Conservative leadership rules: How Tories will choose the next Prime Minister
The timetable to thin down the field of contenders for next Prime Minister will be swift before two rivals go head-to-head

The next Conservative leader is being selected by a process initially run by the MPs, before the final two are put in front of the party's 200,000 members to select a winner.
Conservative leadership candidates will be forced to agree in writing that they will not withdraw from the contest if they are one of the final two names put to a vote of the party's members, under new plans to stop MPs stitching up who is the next prime minister.
Senior Tories are desperate to stop one of the candidates withdrawing from the contest as Dame Andrea Leadsom did in 2016, handing the leadership unchallenged to the overwhelming favourite Theresa May before members were given a chance to vote.
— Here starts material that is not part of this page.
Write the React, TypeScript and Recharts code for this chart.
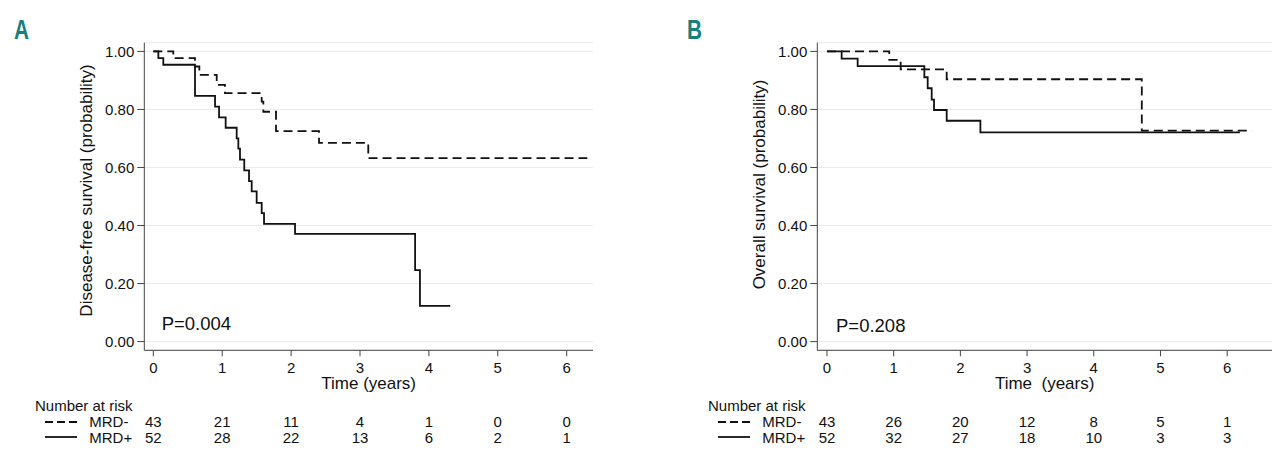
import { LineChart, Line, XAxis, YAxis, CartesianGrid } from "recharts";

const FONT = "'Liberation Sans', Arial, sans-serif";
const INK = "#111";

const timeTicks = [0, 1, 2, 3, 4, 5, 6];
const survTicks = [0, 0.2, 0.4, 0.6, 0.8, 1];

// A: disease-free survival
const dfsNegTime = [0, 0.29, 0.605, 0.668, 0.92, 1.04, 1.573, 1.597, 1.781, 2.405, 3.12, 6.3];
const dfsNegSurv = [1, 0.977, 0.948, 0.919, 0.885, 0.856, 0.827, 0.792, 0.725, 0.685, 0.632, 0.632];
const dfsPosTime = [0, 0.073, 0.145, 0.605, 0.896, 0.954, 1.05, 1.21, 1.234, 1.258, 1.32, 1.389, 1.428, 1.5, 1.573, 1.607, 2.057, 3.8, 3.87, 4.31];
const dfsPosSurv = [1, 0.977, 0.954, 0.847, 0.81, 0.773, 0.737, 0.7, 0.665, 0.627, 0.59, 0.553, 0.518, 0.478, 0.443, 0.406, 0.371, 0.246, 0.123, 0.123];
const dfsRiskNeg = [43, 21, 11, 4, 1, 0, 0];
const dfsRiskPos = [52, 28, 22, 13, 6, 2, 1];

// B: overall survival
const osNegTime = [0, 0.934, 1.105, 1.795, 4.72, 6.37];
const osNegSurv = [1, 0.971, 0.938, 0.904, 0.727, 0.727];
const osPosTime = [0, 0.22, 0.46, 1.46, 1.51, 1.57, 1.605, 1.795, 2.3, 6.19];
const osPosSurv = [1, 0.975, 0.949, 0.911, 0.873, 0.834, 0.798, 0.761, 0.721, 0.721];
const osRiskNeg = [43, 26, 20, 12, 8, 5, 1];
const osRiskPos = [52, 32, 27, 18, 10, 3, 3];

const toSteps = (times: number[], surv: number[]) => times.map((t, i) => ({ t, s: surv[i] }));

const tickStyle = { fill: INK, fontSize: 15, fontFamily: FONT };

function YTitle({ viewBox, text, shift }: any) {
  const cx = viewBox.x + viewBox.width / 2;
  const cy = viewBox.y + viewBox.height / 2 + shift;
  return (
    <text
      x={cx}
      y={cy}
      transform={`rotate(-90, ${cx}, ${cy})`}
      textAnchor="middle"
      dominantBaseline="central"
      fill={INK}
      fontSize={17}
      fontFamily={FONT}
    >
      {text}
    </text>
  );
}

// time tick plus the two "number at risk" rows under it
function TimeTick({ x, y, payload, riskNeg, riskPos }: any) {
  const i = timeTicks.indexOf(payload.value);
  return (
    <g fontFamily={FONT} fontSize={15} fill={INK} textAnchor="middle">
      <text x={x} y={y + 11}>{payload.value}</text>
      <text x={x} y={y + 65}>{riskNeg[i]}</text>
      <text x={x} y={y + 81}>{riskPos[i]}</text>
    </g>
  );
}

interface PanelProps {
  width: number;
  rightMargin: number;
  xDomain: [number, number];
  neg: { t: number; s: number }[];
  pos: { t: number; s: number }[];
  riskNeg: number[];
  riskPos: number[];
  yTitle: string;
  yShift: number;
  xTitle: string;
}

function KmPanel({ width, rightMargin, xDomain, neg, pos, riskNeg, riskPos, yTitle, yShift, xTitle }: PanelProps) {
  return (
    <LineChart
      width={width}
      height={462}
      margin={{ top: 42.7, right: rightMargin, bottom: 0, left: 27.7 }}
    >
      <CartesianGrid vertical={false} stroke="#ebebeb" />
      <XAxis
        type="number"
        dataKey="t"
        domain={xDomain}
        ticks={timeTicks}
        interval={0}
        allowDataOverflow
        height={111.7}
        tickSize={6}
        tickMargin={6}
        stroke="#444"
        tick={<TimeTick riskNeg={riskNeg} riskPos={riskPos} />}
        label={{ value: xTitle, position: "insideBottom", offset: 73, fill: INK, fontSize: 17, fontFamily: FONT }}
      />
      <YAxis
        type="number"
        domain={[-0.03, 1.03]}
        ticks={survTicks}
        interval={0}
        allowDataOverflow
        width={116.6}
        tickSize={7}
        tickMargin={3}
        stroke="#444"
        tick={tickStyle}
        tickFormatter={(v: number) => v.toFixed(2)}
        label={{ content: (p: any) => <YTitle viewBox={p.viewBox} text={yTitle} shift={yShift} /> }}
      />
      <Line
        data={neg}
        dataKey="s"
        type="stepAfter"
        stroke={INK}
        strokeWidth={1.8}
        strokeDasharray="9 5"
        dot={false}
        isAnimationActive={false}
      />
      <Line
        data={pos}
        dataKey="s"
        type="stepAfter"
        stroke={INK}
        strokeWidth={1.8}
        dot={false}
        isAnimationActive={false}
      />
    </LineChart>
  );
}

function Annotations({ dx, letter, pText, pX, pY }: { dx: number; letter: string; pText: string; pX: number; pY: number }) {
  return (
    <g fontFamily={FONT} fill={INK}>
      <text
        x={14 + dx}
        y={38.5}
        fill="#17807d"
        fontSize={28}
        fontWeight="bold"
        textLength={15}
        lengthAdjust="spacingAndGlyphs"
      >
        {letter}
      </text>
      <text x={pX} y={pY} fontSize={18.5}>{pText}</text>
      <text x={35 + dx} y={410.5} fontSize={15}>Number at risk</text>
      <line x1={45 + dx} x2={77 + dx} y1={422} y2={422} stroke={INK} strokeWidth={1.8} strokeDasharray="8 4" />
      <line x1={45 + dx} x2={77 + dx} y1={437} y2={437} stroke={INK} strokeWidth={1.8} />
      <text x={89.3 + dx} y={427.3} fontSize={15}>MRD-</text>
      <text x={89.3 + dx} y={443.3} fontSize={15}>MRD+</text>
    </g>
  );
}

export default function App() {
  return (
    <div
      style={{
        position: "absolute",
        left: 0,
        top: 0,
        width: 1280,
        height: 462,
        overflow: "hidden",
        background: "#fff",
      }}
    >
      <div style={{ position: "absolute", left: 0, top: 0 }}>
        <KmPanel
          width={640}
          rightMargin={47}
          xDomain={[-0.131, 6.382]}
          neg={toSteps(dfsNegTime, dfsNegSurv)}
          pos={toSteps(dfsPosTime, dfsPosSurv)}
          riskNeg={dfsRiskNeg}
          riskPos={dfsRiskPos}
          yTitle="Disease-free survival (probability)"
          yShift={-6}
          xTitle="Time (years)"
        />
      </div>
      <div style={{ position: "absolute", left: 673, top: 0 }}>
        <KmPanel
          width={607}
          rightMargin={8}
          xDomain={[-0.145, 6.672]}
          neg={toSteps(osNegTime, osNegSurv)}
          pos={toSteps(osPosTime, osPosSurv)}
          riskNeg={osRiskNeg}
          riskPos={osRiskPos}
          yTitle="Overall survival (probability)"
          yShift={-12}
          xTitle={"Time\u00a0 (years)"}
        />
      </div>
      <svg
        width={1280}
        height={462}
        style={{ position: "absolute", left: 0, top: 0, pointerEvents: "none" }}
      >
        <Annotations dx={0} letter="A" pText="P=0.004" pX={161.7} pY={330} />
        <Annotations dx={673} letter="B" pText="P=0.208" pX={836} pY={331.7} />
      </svg>
    </div>
  );
}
The Telegraph understands that leadership rules include a 'Leadsom clause', under which any candidate who makes it to the final two will have to submit themselves to a vote of party members.
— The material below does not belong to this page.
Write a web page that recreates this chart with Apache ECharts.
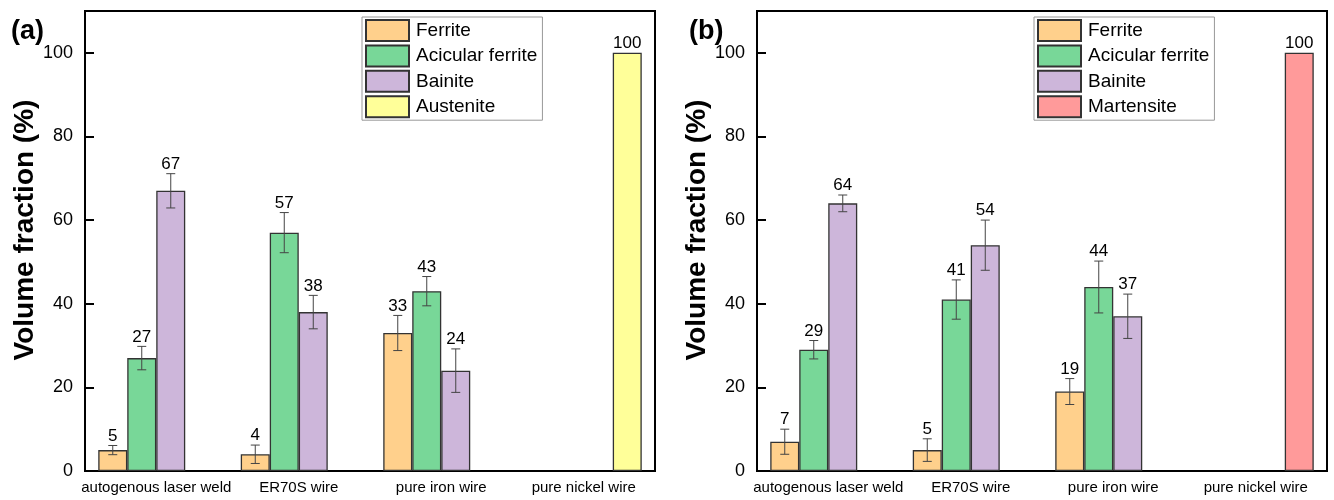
<!DOCTYPE html>
<html>
<head>
<meta charset="utf-8">
<script src="https://cdn.jsdelivr.net/npm/echarts@6/dist/echarts.min.js"></script>
<style>
  html, body { margin: 0; padding: 0; background: #fff; }
  #chart { width: 1334px; height: 500px; }
</style>
</head>
<body>
<div id="chart"></div>
<script>
// Microstructure volume fractions for two weld conditions, with standard deviations.
const categories = ['autogenous laser weld', 'ER70S wire', 'pure iron wire', 'pure nickel wire'];
const yTicks = [0, 20, 40, 60, 80, 100];

// Panel (a)
const aFerrite      = [5, 4, 33, null];
const aFerriteErr   = [1.1, 2.2, 4.2, null];
const aAcicular     = [27, 57, 43, null];
const aAcicularErr  = [2.8, 4.8, 3.5, null];
const aBainite      = [67, 38, 24, null];
const aBainiteErr   = [4.1, 4.0, 5.2, null];
const aAustenite    = [null, null, null, 100];
const aAusteniteErr = [null, null, null, 0];

// Panel (b)
const bFerrite       = [7, 5, 19, null];
const bFerriteErr    = [3.0, 2.7, 3.1, null];
const bAcicular      = [29, 41, 44, null];
const bAcicularErr   = [2.2, 4.7, 6.2, null];
const bBainite       = [64, 54, 37, null];
const bBainiteErr    = [2.0, 6.0, 5.3, null];
const bMartensite    = [null, null, null, 100];
const bMartensiteErr = [null, null, null, 0];

const COLORS = {
  'Ferrite': '#FFD08C',
  'Acicular ferrite': '#78D798',
  'Bainite': '#CDB6DA',
  'Austenite': '#FFFF99',
  'Martensite': '#FF9A9A'
};
const BAR_W = 29;
const FONT = '"Liberation Sans", Arial, sans-serif';

function barSeries(name, data, gi) {
  return {
    type: 'bar', name, data,
    xAxisIndex: gi, yAxisIndex: gi,
    barWidth: BAR_W, barGap: '0%',
    itemStyle: { color: COLORS[name], borderColor: '#333', borderWidth: 1.3 },
    emphasis: { disabled: true }
  };
}

// Error bars and value labels, offset to each bar's slot within the group
function errorSeries(lists, gi) {
  const data = [];
  lists.forEach((pair, k) => {
    pair[0].forEach((v, ci) => {
      if (v !== null) data.push([ci, v, pair[1][ci] || 0, k]);
    });
  });
  return {
    type: 'custom', xAxisIndex: gi, yAxisIndex: gi, clip: false, z: 5,
    encode: { x: 0, y: 1 },
    data,
    renderItem: function (params, api) {
      const ci = api.value(0), v = api.value(1), e = api.value(2), k = api.value(3);
      const p = api.coord([ci, v]);
      const x = p[0] + (k - 1.5) * BAR_W;
      const children = [];
      let topY = p[1];
      const st = { stroke: '#444', lineWidth: 1 };
      if (e > 0) {
        const hi = api.coord([ci, v + e])[1];
        const lo = api.coord([ci, v - e])[1];
        children.push({ type: 'line', shape: { x1: x, y1: hi, x2: x, y2: lo }, style: st });
        children.push({ type: 'line', shape: { x1: x - 4.5, y1: hi, x2: x + 4.5, y2: hi }, style: st });
        children.push({ type: 'line', shape: { x1: x - 4.5, y1: lo, x2: x + 4.5, y2: lo }, style: st });
        topY = hi;
      }
      children.push({
        type: 'text',
        style: {
          text: String(v), x: x, y: topY - 1,
          align: 'center', verticalAlign: 'bottom',
          fill: '#000', font: '17px ' + FONT
        }
      });
      return { type: 'group', children };
    }
  };
}

const grids = [
  { left: 85, top: 11, width: 570, height: 460 },
  { left: 757, top: 11, width: 570, height: 460 }
];

function xAxis(gi) {
  return {
    type: 'category', gridIndex: gi, data: categories,
    axisLine: { lineStyle: { color: '#000', width: 2 } },
    axisTick: { show: false },
    axisLabel: { color: '#000', fontSize: 15, fontFamily: FONT, margin: 9, interval: 0 }
  };
}
function yAxis(gi) {
  return {
    type: 'value', gridIndex: gi, min: 0, max: 110, interval: 20,
    name: 'Volume fraction (%)', nameLocation: 'middle', nameGap: 45,
    nameTextStyle: { color: '#000', fontSize: 28, fontWeight: 'bold', fontFamily: FONT, padding: [0, 0, 0, 22] },
    axisLine: { show: true, lineStyle: { color: '#000', width: 2 } },
    axisTick: { show: true, inside: true, length: 9, lineStyle: { color: '#000', width: 2 } },
    axisLabel: {
      color: '#000', fontSize: 18, fontFamily: FONT, margin: 12, showMaxLabel: false,
      formatter: v => (yTicks.indexOf(v) >= 0 ? String(v) : '')
    },
    splitLine: { show: false }
  };
}

function legend(names, left) {
  return {
    data: names, orient: 'vertical', left: left, top: 17,
    itemWidth: 43, itemHeight: 21, itemGap: 2.4,
    padding: [2, 5, 2, 3],
    borderColor: '#999', borderWidth: 1,
    icon: 'rect',
    textStyle: { color: '#000', fontSize: 19, lineHeight: 21, fontFamily: FONT, padding: [0, 0, 0, 2] },
    selectedMode: false
  };
}

const chart = echarts.init(document.getElementById('chart'), null, { renderer: 'canvas' });
chart.setOption({
  animation: false,
  backgroundColor: '#fff',
  title: [
    { text: '(a)', left: 6, top: 13, textStyle: { fontSize: 27, fontWeight: 'bold', fontFamily: FONT, color: '#000' } },
    { text: '(b)', left: 684, top: 13, textStyle: { fontSize: 27, fontWeight: 'bold', fontFamily: FONT, color: '#000' } }
  ],
  grid: grids.map(g => Object.assign({ show: true, borderColor: '#000', borderWidth: 2, backgroundColor: 'transparent' }, g)),
  legend: [
    legend(['Ferrite', 'Acicular ferrite', 'Bainite', 'Austenite'], 362),
    legend(['Ferrite', 'Acicular ferrite', 'Bainite', 'Martensite'], 1034)
  ],
  xAxis: [xAxis(0), xAxis(1)],
  yAxis: [yAxis(0), yAxis(1)],
  series: [
    barSeries('Ferrite', aFerrite, 0),
    barSeries('Acicular ferrite', aAcicular, 0),
    barSeries('Bainite', aBainite, 0),
    barSeries('Austenite', aAustenite, 0),
    errorSeries([[aFerrite, aFerriteErr], [aAcicular, aAcicularErr], [aBainite, aBainiteErr], [aAustenite, aAusteniteErr]], 0),
    barSeries('Ferrite', bFerrite, 1),
    barSeries('Acicular ferrite', bAcicular, 1),
    barSeries('Bainite', bBainite, 1),
    barSeries('Martensite', bMartensite, 1),
    errorSeries([[bFerrite, bFerriteErr], [bAcicular, bAcicularErr], [bBainite, bBainiteErr], [bMartensite, bMartensiteErr]], 1)
  ]
});
</script>
</body>
</html>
One senior party source said each candidate would have to agree that they "must go to the ballot of members if you get to the last two" when they enter the contest.
The hope is that the rules - agreed by both the party's ruling 1922 committee and board - will allow the leadership field to be narrowed quickly to a handful of Conservative candidates by the weekend.
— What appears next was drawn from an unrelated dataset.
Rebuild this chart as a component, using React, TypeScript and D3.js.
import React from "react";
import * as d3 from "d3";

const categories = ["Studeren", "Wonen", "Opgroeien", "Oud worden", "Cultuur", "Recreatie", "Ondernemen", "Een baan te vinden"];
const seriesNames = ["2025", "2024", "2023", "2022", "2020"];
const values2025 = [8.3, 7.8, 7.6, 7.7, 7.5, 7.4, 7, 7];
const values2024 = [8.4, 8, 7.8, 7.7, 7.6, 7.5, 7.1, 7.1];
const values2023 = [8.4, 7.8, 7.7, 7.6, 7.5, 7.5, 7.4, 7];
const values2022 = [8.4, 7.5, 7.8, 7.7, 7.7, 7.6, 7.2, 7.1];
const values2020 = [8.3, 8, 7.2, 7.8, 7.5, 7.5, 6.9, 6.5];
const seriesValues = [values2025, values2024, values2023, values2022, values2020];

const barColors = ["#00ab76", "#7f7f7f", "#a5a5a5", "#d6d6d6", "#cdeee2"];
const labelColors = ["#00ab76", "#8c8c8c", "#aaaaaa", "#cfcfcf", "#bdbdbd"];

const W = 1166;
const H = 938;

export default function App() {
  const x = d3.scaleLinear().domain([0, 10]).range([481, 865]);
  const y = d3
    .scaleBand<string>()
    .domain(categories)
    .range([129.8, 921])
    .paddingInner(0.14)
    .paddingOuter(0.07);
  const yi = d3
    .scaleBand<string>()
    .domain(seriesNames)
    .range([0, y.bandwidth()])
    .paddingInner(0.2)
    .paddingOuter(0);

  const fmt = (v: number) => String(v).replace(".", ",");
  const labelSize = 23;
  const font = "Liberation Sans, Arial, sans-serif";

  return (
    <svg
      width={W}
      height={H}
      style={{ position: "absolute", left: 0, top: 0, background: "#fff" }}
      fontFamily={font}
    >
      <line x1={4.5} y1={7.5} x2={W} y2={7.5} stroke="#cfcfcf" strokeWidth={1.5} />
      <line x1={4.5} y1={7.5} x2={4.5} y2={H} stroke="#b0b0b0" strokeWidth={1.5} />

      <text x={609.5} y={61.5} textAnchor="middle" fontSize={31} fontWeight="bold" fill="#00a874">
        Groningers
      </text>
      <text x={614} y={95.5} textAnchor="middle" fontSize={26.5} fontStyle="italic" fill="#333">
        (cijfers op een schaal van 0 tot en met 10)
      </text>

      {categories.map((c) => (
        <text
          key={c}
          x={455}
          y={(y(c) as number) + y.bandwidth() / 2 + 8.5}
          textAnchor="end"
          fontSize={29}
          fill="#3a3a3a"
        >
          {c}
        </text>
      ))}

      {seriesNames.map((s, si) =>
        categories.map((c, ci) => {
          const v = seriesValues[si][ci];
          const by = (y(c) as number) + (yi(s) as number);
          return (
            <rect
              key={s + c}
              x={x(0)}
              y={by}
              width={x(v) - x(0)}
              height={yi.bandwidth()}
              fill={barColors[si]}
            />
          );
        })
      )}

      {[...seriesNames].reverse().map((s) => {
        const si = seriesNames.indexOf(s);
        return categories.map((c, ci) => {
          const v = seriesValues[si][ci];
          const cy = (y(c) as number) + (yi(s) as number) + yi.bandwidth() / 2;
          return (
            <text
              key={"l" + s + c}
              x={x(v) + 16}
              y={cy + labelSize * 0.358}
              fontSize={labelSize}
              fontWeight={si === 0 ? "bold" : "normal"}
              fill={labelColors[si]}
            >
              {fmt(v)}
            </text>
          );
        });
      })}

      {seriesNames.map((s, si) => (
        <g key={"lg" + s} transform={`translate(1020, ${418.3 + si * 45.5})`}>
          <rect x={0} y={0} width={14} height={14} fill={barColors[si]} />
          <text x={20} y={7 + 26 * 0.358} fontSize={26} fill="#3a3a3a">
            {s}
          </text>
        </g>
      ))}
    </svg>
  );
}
One senior Tory MP said the timetable for the selection process had to be truncated due to the fact that MPs start their summer holidays at the end of next week.
This meant that there was a "big disadvantage to candidates on the fringe" compared with household names. "Some of them are not even household names in their own houses," one senior Tory told the Telegraph.
Votes secured in second round...
- Kemi Badenoch - 49
- Suella Braverman - 27 - OUT
- Penny Mordaunt - 83
- Rishi Sunak - 101
- Liz Truss - 64
- Tom Tugendhat - 32
The face-off begins
Three sets of hustings occurred on Monday, July 18 - one by the 1922 Committee and open to all Tory MPs, one by the 92 group of senior Tory MPs and one by the anti-woke Common Sense group.
Officials at Conservative Central Office will now take over and organise a series of hustings in the party's regional bases around the country for members to be able to grill the two remaining contenders.
The hustings - which in 2019 were held in places like Belfast, York, Darlington, Perth, Nottingham and Cardiff - will allow thousands of voting members to question the final two.
Tory members will be encouraged to vote for their choice to be the next leader of the Conservative party by post by late August.